The event where Chelsea Clinton announced her pregnancy this week was billed as “Girls: A No Ceilings Conversation.” But many saw it as much more than a “conversation” about the future of girls and women around the world. Instead, it looked like the first unofficial campaign event of a 2016 Hillary Clinton presidential run. After all, women have been considered the key to any Clinton victory. The question now, however, seems to be: Will they be?
Clinton has a notoriously complex history with women. In some circles, she has been a feminist icon forever. In others, she’s seen as the woman who stayed with Bill Clinton when plenty were rooting for her to leave him, and the woman who pointedly did not stay home and bake cookies, and who seemed to question the choices of women who did.
While a new Fox News poll finds the 2016 presidential race is Clinton’s to lose—she leaves Vice President Joe Biden in the dust in a primary matchup and beats all other Republican contenders, albeit by a smaller margin—women voters are really a wild card.

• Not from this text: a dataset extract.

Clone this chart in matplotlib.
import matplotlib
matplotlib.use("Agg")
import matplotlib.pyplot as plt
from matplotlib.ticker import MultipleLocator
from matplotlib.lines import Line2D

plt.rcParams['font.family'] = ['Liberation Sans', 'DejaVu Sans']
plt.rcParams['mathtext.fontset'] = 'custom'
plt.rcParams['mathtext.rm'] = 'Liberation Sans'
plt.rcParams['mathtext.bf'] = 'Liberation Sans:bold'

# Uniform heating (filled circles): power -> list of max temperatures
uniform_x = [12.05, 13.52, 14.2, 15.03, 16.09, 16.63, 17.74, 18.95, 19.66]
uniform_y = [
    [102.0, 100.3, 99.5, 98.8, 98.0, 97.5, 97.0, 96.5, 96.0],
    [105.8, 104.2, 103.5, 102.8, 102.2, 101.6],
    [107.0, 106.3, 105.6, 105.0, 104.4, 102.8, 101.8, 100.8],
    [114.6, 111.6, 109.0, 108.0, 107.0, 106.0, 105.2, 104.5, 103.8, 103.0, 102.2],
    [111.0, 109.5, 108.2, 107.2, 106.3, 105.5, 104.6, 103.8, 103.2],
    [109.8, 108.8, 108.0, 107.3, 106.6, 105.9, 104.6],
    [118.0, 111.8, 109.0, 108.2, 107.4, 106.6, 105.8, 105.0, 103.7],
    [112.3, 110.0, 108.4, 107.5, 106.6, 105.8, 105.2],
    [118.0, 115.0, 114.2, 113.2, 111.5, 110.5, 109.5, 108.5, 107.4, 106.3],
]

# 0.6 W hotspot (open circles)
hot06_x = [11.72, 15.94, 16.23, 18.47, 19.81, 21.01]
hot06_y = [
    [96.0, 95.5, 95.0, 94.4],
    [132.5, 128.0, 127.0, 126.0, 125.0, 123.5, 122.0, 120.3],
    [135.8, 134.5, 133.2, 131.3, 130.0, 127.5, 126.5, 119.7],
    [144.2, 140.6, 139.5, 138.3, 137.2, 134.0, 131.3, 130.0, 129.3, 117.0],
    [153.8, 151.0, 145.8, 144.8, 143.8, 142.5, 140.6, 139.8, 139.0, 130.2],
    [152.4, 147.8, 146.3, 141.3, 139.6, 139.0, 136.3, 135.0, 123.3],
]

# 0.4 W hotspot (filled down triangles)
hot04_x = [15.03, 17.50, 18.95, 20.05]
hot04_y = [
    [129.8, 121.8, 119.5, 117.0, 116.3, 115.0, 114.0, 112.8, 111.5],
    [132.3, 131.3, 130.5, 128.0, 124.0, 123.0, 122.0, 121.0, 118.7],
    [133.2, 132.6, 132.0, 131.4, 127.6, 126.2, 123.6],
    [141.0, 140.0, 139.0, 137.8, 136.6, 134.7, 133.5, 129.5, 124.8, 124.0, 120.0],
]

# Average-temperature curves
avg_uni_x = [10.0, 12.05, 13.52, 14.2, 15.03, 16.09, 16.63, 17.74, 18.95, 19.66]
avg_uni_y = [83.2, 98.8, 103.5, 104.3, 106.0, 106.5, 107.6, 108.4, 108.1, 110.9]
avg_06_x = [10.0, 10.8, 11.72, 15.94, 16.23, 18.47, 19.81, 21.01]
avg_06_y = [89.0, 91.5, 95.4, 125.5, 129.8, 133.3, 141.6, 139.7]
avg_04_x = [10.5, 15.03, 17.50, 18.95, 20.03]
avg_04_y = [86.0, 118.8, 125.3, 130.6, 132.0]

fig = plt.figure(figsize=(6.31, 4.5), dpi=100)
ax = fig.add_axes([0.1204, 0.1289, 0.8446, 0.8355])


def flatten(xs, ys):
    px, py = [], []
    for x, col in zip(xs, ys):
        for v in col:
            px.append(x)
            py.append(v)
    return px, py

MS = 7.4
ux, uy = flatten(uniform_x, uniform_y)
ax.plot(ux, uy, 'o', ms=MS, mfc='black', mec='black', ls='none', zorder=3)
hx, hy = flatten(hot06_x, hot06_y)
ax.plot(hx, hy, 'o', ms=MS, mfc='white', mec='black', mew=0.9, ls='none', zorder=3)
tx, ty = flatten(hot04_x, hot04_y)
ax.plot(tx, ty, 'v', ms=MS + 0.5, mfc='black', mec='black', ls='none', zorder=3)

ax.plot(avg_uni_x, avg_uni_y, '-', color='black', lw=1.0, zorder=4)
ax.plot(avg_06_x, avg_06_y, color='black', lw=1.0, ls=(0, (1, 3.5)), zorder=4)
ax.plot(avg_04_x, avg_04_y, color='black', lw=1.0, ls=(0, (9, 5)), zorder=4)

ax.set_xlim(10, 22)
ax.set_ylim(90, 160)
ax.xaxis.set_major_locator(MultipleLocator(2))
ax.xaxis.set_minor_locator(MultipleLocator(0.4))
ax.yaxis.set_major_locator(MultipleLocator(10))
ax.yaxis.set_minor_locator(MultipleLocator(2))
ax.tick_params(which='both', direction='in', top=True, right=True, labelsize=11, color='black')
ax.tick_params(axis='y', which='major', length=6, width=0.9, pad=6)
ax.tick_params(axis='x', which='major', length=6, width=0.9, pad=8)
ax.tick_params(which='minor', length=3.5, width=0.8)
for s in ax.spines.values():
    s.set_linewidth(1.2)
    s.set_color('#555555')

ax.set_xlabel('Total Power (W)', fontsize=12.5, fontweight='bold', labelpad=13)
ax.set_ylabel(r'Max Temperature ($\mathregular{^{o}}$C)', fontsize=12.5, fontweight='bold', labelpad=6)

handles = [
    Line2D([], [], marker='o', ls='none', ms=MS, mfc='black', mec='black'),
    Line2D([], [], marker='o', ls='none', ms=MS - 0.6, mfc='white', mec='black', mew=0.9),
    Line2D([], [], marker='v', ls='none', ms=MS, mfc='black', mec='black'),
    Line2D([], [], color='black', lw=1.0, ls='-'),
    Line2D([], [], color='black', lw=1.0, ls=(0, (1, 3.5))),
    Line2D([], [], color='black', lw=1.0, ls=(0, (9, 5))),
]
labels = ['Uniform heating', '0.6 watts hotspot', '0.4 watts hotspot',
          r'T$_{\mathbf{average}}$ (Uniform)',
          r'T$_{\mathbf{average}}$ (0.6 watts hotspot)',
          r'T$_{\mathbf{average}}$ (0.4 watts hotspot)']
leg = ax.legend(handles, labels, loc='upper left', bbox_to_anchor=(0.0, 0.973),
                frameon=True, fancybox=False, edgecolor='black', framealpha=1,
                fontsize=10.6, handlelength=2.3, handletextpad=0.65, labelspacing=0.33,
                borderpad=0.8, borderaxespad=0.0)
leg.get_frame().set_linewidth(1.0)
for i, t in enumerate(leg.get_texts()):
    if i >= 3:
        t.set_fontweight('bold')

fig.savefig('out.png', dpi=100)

Many forget that Barack Obama’s presidential hopes went from long shot to real shot after an Iowa victory over Clinton that was due not only to young voters but also to women.

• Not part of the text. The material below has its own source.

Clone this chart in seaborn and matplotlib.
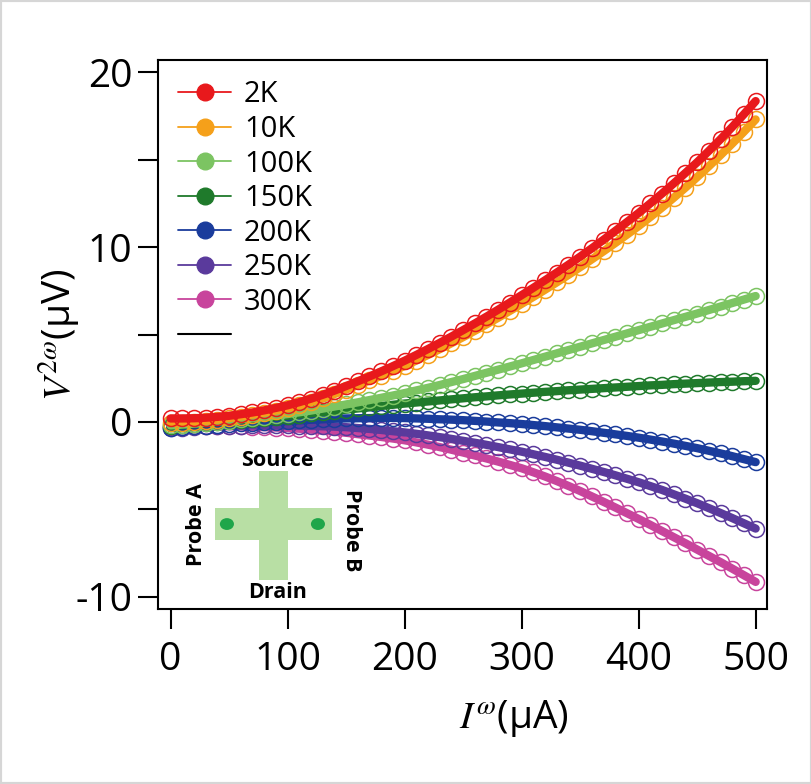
import matplotlib
matplotlib.use("Agg")
import matplotlib.pyplot as plt
from matplotlib.lines import Line2D
from matplotlib.patches import Rectangle, Circle
import numpy as np
import pandas as pd
import seaborn as sns

# Current sweep (uA), values every 10 uA
current = np.arange(0, 501, 10)
temps = ['2K', '10K', '100K', '150K', '200K', '250K', '300K']

v_2K = [0.20, 0.20, 0.21, 0.24, 0.29, 0.35, 0.44, 0.54, 0.66, 0.80,
        0.95, 1.13, 1.33, 1.55, 1.79, 2.05, 2.32, 2.60, 2.89, 3.19,
        3.50, 3.83, 4.17, 4.52, 4.88, 5.25, 5.63, 6.02, 6.42, 6.83,
        7.25, 7.67, 8.10, 8.54, 8.99, 9.45, 9.93, 10.42, 10.92, 11.43,
        11.95, 12.50, 13.06, 13.64, 14.24, 14.85, 15.50, 16.17, 16.87, 17.60,
        18.35]
v_10K = [-0.05, -0.04, 0.00, 0.06, 0.13, 0.22, 0.31, 0.42, 0.53, 0.65,
         0.78, 0.94, 1.13, 1.35, 1.59, 1.85, 2.11, 2.37, 2.64, 2.92,
         3.20, 3.51, 3.83, 4.16, 4.50, 4.85, 5.21, 5.58, 5.96, 6.35,
         6.75, 7.15, 7.56, 7.98, 8.41, 8.85, 9.30, 9.76, 10.23, 10.71,
         11.20, 11.72, 12.26, 12.82, 13.40, 14.00, 14.62, 15.26, 15.92, 16.60,
         17.30]
v_100K = [-0.20, -0.15, -0.10, -0.04, 0.02, 0.08, 0.15, 0.22, 0.29, 0.37,
          0.45, 0.55, 0.65, 0.76, 0.88, 1.00, 1.12, 1.25, 1.38, 1.51,
          1.65, 1.80, 1.95, 2.11, 2.28, 2.45, 2.63, 2.81, 2.99, 3.17,
          3.35, 3.54, 3.73, 3.92, 4.11, 4.30, 4.49, 4.68, 4.87, 5.06,
          5.25, 5.44, 5.63, 5.82, 6.01, 6.20, 6.40, 6.60, 6.80, 7.00,
          7.20]
v_150K = [-0.25, -0.19, -0.13, -0.07, -0.01, 0.05, 0.11, 0.17, 0.23, 0.29,
          0.35, 0.42, 0.49, 0.56, 0.63, 0.70, 0.77, 0.84, 0.91, 0.98,
          1.05, 1.11, 1.17, 1.23, 1.29, 1.35, 1.41, 1.46, 1.52, 1.57,
          1.62, 1.67, 1.72, 1.76, 1.81, 1.85, 1.89, 1.93, 1.97, 2.01,
          2.05, 2.09, 2.12, 2.16, 2.19, 2.22, 2.25, 2.28, 2.30, 2.33,
          2.35]
v_200K = [-0.35, -0.30, -0.25, -0.21, -0.16, -0.12, -0.08, -0.05, -0.01, 0.02,
          0.05, 0.09, 0.12, 0.15, 0.18, 0.20, 0.21, 0.22, 0.23, 0.23,
          0.22, 0.20, 0.18, 0.15, 0.13, 0.10, 0.06, 0.02, -0.03, -0.07,
          -0.12, -0.18, -0.24, -0.31, -0.38, -0.45, -0.53, -0.62, -0.71, -0.80,
          -0.90, -1.01, -1.12, -1.24, -1.37, -1.50, -1.65, -1.80, -1.96, -2.13,
          -2.30]
v_250K = [-0.35, -0.32, -0.29, -0.26, -0.24, -0.22, -0.21, -0.20, -0.20, -0.20,
          -0.20, -0.21, -0.23, -0.25, -0.27, -0.30, -0.35, -0.40, -0.46, -0.53,
          -0.60, -0.68, -0.77, -0.87, -0.97, -1.08, -1.19, -1.31, -1.44, -1.57,
          -1.70, -1.85, -2.00, -2.16, -2.33, -2.50, -2.68, -2.86, -3.05, -3.25,
          -3.45, -3.67, -3.89, -4.14, -4.39, -4.65, -4.93, -5.21, -5.50, -5.80,
          -6.10]
v_300K = [-0.30, -0.28, -0.26, -0.25, -0.25, -0.25, -0.26, -0.28, -0.30, -0.32,
          -0.35, -0.39, -0.44, -0.50, -0.56, -0.62, -0.70, -0.78, -0.86, -0.95,
          -1.05, -1.17, -1.30, -1.44, -1.59, -1.75, -1.92, -2.09, -2.27, -2.46,
          -2.65, -2.88, -3.12, -3.38, -3.66, -3.95, -4.26, -4.57, -4.89, -5.22,
          -5.55, -5.89, -6.24, -6.59, -6.94, -7.30, -7.66, -8.02, -8.39, -8.77,
          -9.15]

series = [v_2K, v_10K, v_100K, v_150K, v_200K, v_250K, v_300K]
colors = ['#e8191c', '#f5a01a', '#7cc462', '#1f7a2b', '#1a3c9c', '#5a3a9c', '#c8449c']
pal = dict(zip(temps, colors))

frames = []
for t, v in zip(temps, series):
    frames.append(pd.DataFrame({'I': current, 'V': v, 'T': t}))
df = pd.concat(frames, ignore_index=True)

sns.set_style("ticks")
plt.rcParams['font.family'] = ['Open Sans', 'DejaVu Sans']
plt.rcParams['mathtext.fontset'] = 'stix'
plt.rcParams['axes.unicode_minus'] = False
plt.rcParams['text.color'] = 'black'
plt.rcParams['axes.labelcolor'] = 'black'

fig = plt.figure(figsize=(8.12, 7.84), dpi=100)
ax = fig.add_axes([158/812, 175/784, 609/812, 549/784])

sns.lineplot(data=df, x='I', y='V', hue='T', hue_order=temps, palette=pal,
             estimator=None, sort=False, marker='o', markersize=11.5,
             markerfacecolor='none', markeredgewidth=1.1, lw=6,
             legend=False, ax=ax)
for k, ln in enumerate(ax.lines):
    ln.set_markeredgecolor(ln.get_color())
    ln.set_zorder(10 - k)

ax.set_xlim(-10.7, 509.7)
ax.set_ylim(-10.7, 20.7)
ax.set_xticks(np.arange(0, 501, 100))
ax.set_yticks([-10, 0, 10, 20])
ax.set_yticks([-5, 5, 15], minor=True)
ax.tick_params(axis='both', which='both', direction='out', length=14.4, width=1.5,
               labelsize=28, colors='black')
ax.tick_params(axis='x', pad=9)
ax.tick_params(axis='y', pad=4)
for s in ax.spines.values():
    s.set_linewidth(1.5)
    s.set_color('black')

ax.set_xlabel(r'$I^{\omega}$(μA)', fontsize=28)
ax.set_ylabel(r'$V^{2\omega}$(μV)', fontsize=28)
ax.xaxis.set_label_coords((514 - 158) / 609, (609 - 698) / 549)
ax.yaxis.set_label_coords((82 - 158) / 609, 0.5)

# Legend: filled markers on a line, plus a bare black line
handles = [Line2D([], [], color=c, lw=1.3, marker='o', ms=12, mfc=c, mec=c, label=t)
           for t, c in zip(temps, colors)]
handles.append(Line2D([], [], color='black', lw=1.5, label=' '))
ax.legend(handles=handles, loc='upper left', frameon=False, fontsize=21,
          handlelength=1.8, handletextpad=0.45, labelspacing=0.19,
          borderaxespad=0.5, borderpad=0.2)

# Inset sketch of the device
ins = fig.add_axes([180/812, (784 - 605)/784, 190/812, 160/784])
ins.set_xlim(0, 1)
ins.set_ylim(0, 1)
ins.axis('off')
bar_col = '#b8dfa4'
ins.add_patch(Rectangle((0.184, 0.406), 0.616, 0.2, color=bar_col, lw=0))
ins.add_patch(Rectangle((0.416, 0.156), 0.152, 0.681, color=bar_col, lw=0))
ins.add_patch(Circle((0.247, 0.506), 0.037, color='#1fa64a', lw=0))
ins.add_patch(Circle((0.726, 0.506), 0.037, color='#1fa64a', lw=0))
txt = dict(fontsize=15.5, fontweight='bold', ha='center', va='center', color='black')
ins.text(0.511, 0.9, 'Source', **txt)
ins.text(0.516, 0.08, 'Drain', **txt)
ins.text(0.089, 0.506, 'Probe A', rotation=90, **txt)
ins.text(0.905, 0.47, 'Probe B', rotation=-90, **txt)

fig.add_artist(Rectangle((0, 0), 1, 1, transform=fig.transFigure, fill=False,
                         ec='#d6d6d6', lw=3))

fig.savefig('out.png', dpi=100)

Of course women voters are not required to support a female candidate, but in Clinton’s case, if they don’t support her, and in strong numbers, she has a tougher path to victory. Risa Heller, a communications consultant who has worked with Sen. Chuck Schumer (D-NY), among other politicians, said Clinton winning the White House would be a “watershed moment for women.” Calling the “Girls” conversation “brilliant,” Heller said: “She as a female candidate for president should be able to captivate women. I think the idea behind what they are doing right now is allowing her to talk to all kinds of women. Theoretically, they should be her base.”
But asked whether women voters are harder on other women and that’s why certain female candidates, including failed New York City mayoral hopeful Christine Quinn, are unable to captivate women voters, Heller said women are held to different standards—by both men and women. “I think women facing female voters or male voters feel in a lot of ways they have more to prove,” she said. “I think that’s just the way the world works.”

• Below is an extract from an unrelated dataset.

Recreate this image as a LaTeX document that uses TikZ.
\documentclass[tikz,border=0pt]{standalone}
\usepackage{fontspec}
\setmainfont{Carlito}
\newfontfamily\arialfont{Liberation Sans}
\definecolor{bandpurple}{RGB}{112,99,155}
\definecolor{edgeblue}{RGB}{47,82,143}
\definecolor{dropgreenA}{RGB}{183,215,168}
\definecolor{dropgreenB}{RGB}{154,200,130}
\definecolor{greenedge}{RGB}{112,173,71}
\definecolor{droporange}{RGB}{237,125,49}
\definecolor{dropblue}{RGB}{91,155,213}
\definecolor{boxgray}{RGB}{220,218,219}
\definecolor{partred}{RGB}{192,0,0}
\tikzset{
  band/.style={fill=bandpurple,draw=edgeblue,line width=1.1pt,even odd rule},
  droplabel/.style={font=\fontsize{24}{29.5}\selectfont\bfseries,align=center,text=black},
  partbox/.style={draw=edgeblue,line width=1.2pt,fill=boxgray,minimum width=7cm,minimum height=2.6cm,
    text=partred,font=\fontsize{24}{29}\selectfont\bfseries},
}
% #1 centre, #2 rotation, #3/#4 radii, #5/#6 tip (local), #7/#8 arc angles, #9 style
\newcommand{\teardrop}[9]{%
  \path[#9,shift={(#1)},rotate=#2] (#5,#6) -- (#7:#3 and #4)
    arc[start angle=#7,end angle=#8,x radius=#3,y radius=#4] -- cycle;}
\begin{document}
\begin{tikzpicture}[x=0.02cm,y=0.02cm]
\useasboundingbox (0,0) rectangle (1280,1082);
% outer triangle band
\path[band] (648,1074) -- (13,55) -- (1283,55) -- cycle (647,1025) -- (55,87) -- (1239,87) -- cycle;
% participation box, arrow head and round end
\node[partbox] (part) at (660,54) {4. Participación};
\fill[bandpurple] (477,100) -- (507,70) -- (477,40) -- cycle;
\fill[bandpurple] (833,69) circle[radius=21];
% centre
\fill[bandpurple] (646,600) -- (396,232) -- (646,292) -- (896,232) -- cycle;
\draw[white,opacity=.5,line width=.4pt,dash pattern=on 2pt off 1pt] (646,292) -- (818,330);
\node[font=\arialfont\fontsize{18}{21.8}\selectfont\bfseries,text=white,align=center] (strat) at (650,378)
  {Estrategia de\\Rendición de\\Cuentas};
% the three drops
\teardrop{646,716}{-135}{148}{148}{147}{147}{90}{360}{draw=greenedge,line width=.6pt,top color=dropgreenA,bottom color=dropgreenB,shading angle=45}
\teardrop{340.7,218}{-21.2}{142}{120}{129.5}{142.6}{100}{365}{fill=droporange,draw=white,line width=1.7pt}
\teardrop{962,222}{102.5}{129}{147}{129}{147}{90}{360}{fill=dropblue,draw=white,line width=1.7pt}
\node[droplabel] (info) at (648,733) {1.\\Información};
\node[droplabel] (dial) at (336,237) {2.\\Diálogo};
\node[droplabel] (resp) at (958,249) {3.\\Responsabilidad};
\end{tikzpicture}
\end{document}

“She can bring to the table people who want to make history with her.”
But Marcia Dyson, who served as a surrogate for the Clinton campaign during the 2008 primary—while her husband, Dr. Michael Eric Dyson, served as a high-profile supporter of the Obama campaign—says women are much harder on other women, and Clinton’s last campaign fell victim to that. “It amazed me when I heard some of the things I did from other women about the secretary of state,” Dyson said. Men may compete in venues such as sports, she said, but women can be competitive in much less overt ways: “We judge based on our own narrow biases and lack of self-esteem.” Women “portray our own inadequacies on her: ‘[Hillary] couldn’t do it because I couldn’t even think to do it’ [run for president].’”
David Paleologos, a leading national pollster, said that despite women being the majority voters in primaries and general elections, in polling and focus groups he has found women are extremely tough on female candidates. But he also said he believes Clinton is one of the women who can transcend that—because he’s seen her do it before. Paleologos, in his role as director of the Suffolk University Political Research Center, was one of the only pollsters in the country who didn’t have egg on his face after Clinton engineered her primary comeback in New Hampshire in 2008. While most polls had Obama handily winning the state, Paleologos, citing two of his polls of so-called bellwether towns, predicted the race was at least a dead heat. One of the reasons for Clinton’s success, he told me in a phone interview, was that her campaign found women who had not voted in as many as four election cycles and convinced them to vote for her.
“Voting is an emotional act,” he said. “As a pollster, I look at intensity. I look at not only ‘Are they likely voters?’ but ‘What’s the real motivation?’” He continued, “The key is: ‘Who can a candidate bring to the table who are the un-polled?’” The key to Obama’s victories, Paleologos explained, has been finding people who are not traditional voters but who like him, and then convincing them he is worth registering and turning out for. Clinton now has that quality among more people than she used to, the pollster said: “She can bring to the table people who want to make history with her.”
Furthermore, he said that contrary to highlighting her age in a way that may work against her, becoming a grandmother only expands the circle of voters who are more likely to find her relatable. Describing political constituencies as a venn diagram, he said, “She has enough intersections in the circles to drive the intensity of women voters.” To women who once thought she was driven only by her career, she’s now a relatable soon-to-be grandmother. To women who once found her cold, she is the woman who endured marital troubles but bounced back. To women who feel they’ve been passed over for a promotion for a younger, less experienced male, she has handled losing the presidency with dignity and ultimately became secretary of state.
“Those who hated on her when she was running probably rethought it when they saw what a stellar secretary of state she was,” said Dyson.
Paleologos predicted that making “history will likely supersede all of the splinters that may exist among these different women voters.” He concluded: “Ultimately voters have to ask themselves, ‘Does Hillary Clinton deserve to be a part of history? When you’re down in Washington and you go to the wax museum’s Hall of Presidents, do you believe she belongs there?’ And that ultimately may be the deciding question, not whether you agree with her on Benghazi.”
“I think a lot of women will buy into that,” he said.